UAE regulators mandate that client money be kept strictly separate from the firm’s operational funds to protect investors in the event of the brokerage’s insolvency. This requirement is not merely a policy guideline but a technical necessity that must be baked into the database architecture of the trading application. Your system must be designed with separate ledgers and reconciliation engines that can prove, at any given moment, exactly how much of the total pool belongs to which individual client. This level of granularity is essential for passing the rigorous audits conducted by the Dubai Financial Services Authority or the Abu Dhabi Global Market. If you are aiming for a regulated app, you must also integrate APIs for custodian banks to ensure that fund movements are transparent and automated. This creates a secure “closed-loop” system where money only moves between verified client bank accounts and the segregated trading accounts, minimizing the risk of internal fraud or mismanagement.

The technical implementation of these segregated ledgers often involves the use of immutable database records or even private blockchain technology to ensure that once a transaction is recorded, it cannot be altered. Every deposit, withdrawal, and trade-related adjustment must be time-stamped and linked to a specific user identity and bank reference. The reconciliation engine should run continuously, comparing the balances in the internal trading ledger with the actual balances held at the custodian bank. Any discrepancies must be flagged immediately for manual review, as even a small error in fund accounting can lead to severe regulatory penalties. Furthermore, the system must support complex fee structures and spread adjustments without co-mingling those earnings with the client’s principal investment. By building these protections into the core of the financial logic, the platform demonstrates a commitment to security that is vital for gaining the trust of high-net-worth individuals and corporate clients in the region.

7. Develop Multi-Currency Logic with AED Integration: Handling Settlement

While the UAE Dirham is pegged to the US Dollar, creating a stable environment for currency exchange, the actual settlement logic within a trading app remains surprisingly complex. Most global liquidity providers settle trades in USD, EUR, or GBP, which means that a platform serving UAE residents must handle dynamic conversions between the AED deposit currency and the base currency of the trading account. Your system needs a dedicated microservice that manages these conversions in real time, applying the appropriate exchange rates and factoring in any conversion fees. This microservice must also be capable of recalculating account margins dynamically when the funding currency differs from the currency of the active trades. For example, if a user has an AED-denominated account but is trading the EUR/JPY pair, the system must constantly translate the value of those positions back into AED to determine the current margin level.

Precision rounding is another essential technical detail that, if overlooked, can lead to significant reconciliation errors in a high-volume trading environment. The system must use high-precision floating-point numbers and standardized rounding rules to ensure that every fractional cent or fils is accounted for across millions of transactions. Moreover, the settlement logic should include a “spread-aware” conversion engine that allows the brokerage to earn a small commission on the exchange itself without providing a sub-par rate to the user. This logic must be consistent across the mobile app, the web interface, and the backend reporting tools to ensure that the user always sees a unified view of their balance. Integrating with local payment gateways that support AED is also crucial, as it allows users to fund their accounts instantly through local bank transfers or digital wallets. By mastering the nuances of AED settlement and multi-currency logic, a platform can provide a seamless local experience that feels as intuitive as using a traditional bank account.
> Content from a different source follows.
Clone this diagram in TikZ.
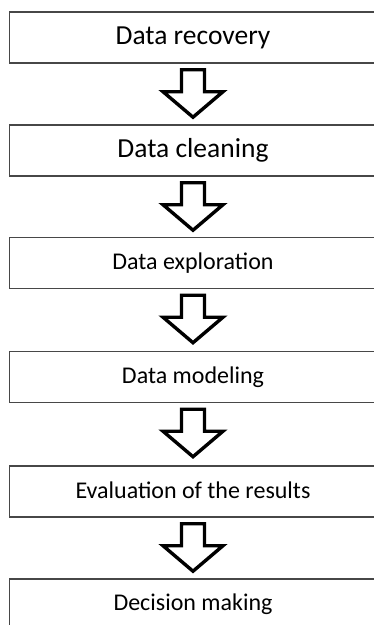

8. Incorporate Sharia-Compliant Swap-Free Pricing: Respecting Local Values

To serve the UAE market effectively, offering Islamic accounts is a practical necessity rather than an optional feature, as a significant portion of the local population adheres to Sharia principles in their financial dealings. In traditional forex trading, an interest-based fee known as a “swap” or “rollover” is applied to positions held overnight, reflecting the interest rate differential between the two currencies. However, Sharia law prohibits the payment or receipt of interest (Riba). To accommodate this, your pricing engine must include specific logic that detects an Islamic account flag and disables the automated calculation of overnight interest. Instead of swaps, the platform might apply alternative fee structures, such as a fixed administrative commission or slightly wider spreads on certain pairs, to ensure the brokerage remains profitable while staying within the bounds of Sharia compliance.

The implementation of these swap-free accounts requires a branching logic in the trade lifecycle service that checks the account type before every daily rollover event. If an account is flagged as Islamic, the engine must skip the interest calculation and instead execute the alternative fee logic pre-approved by a Sharia board. This process must be entirely transparent to the user, with all fees clearly disclosed in the trade history and account statements. Furthermore, many Islamic accounts also require “halal” screening for other assets if the platform expands beyond forex into stocks or commodities, ensuring that traders are not inadvertently investing in prohibited industries. By embedding these conditional execution paths into the backend, the platform can scale its Islamic trading options without needing separate infrastructure for different user groups. Providing a high-quality, Sharia-compliant experience is a powerful way to build brand loyalty and demonstrate a deep respect for the cultural and religious values of the UAE.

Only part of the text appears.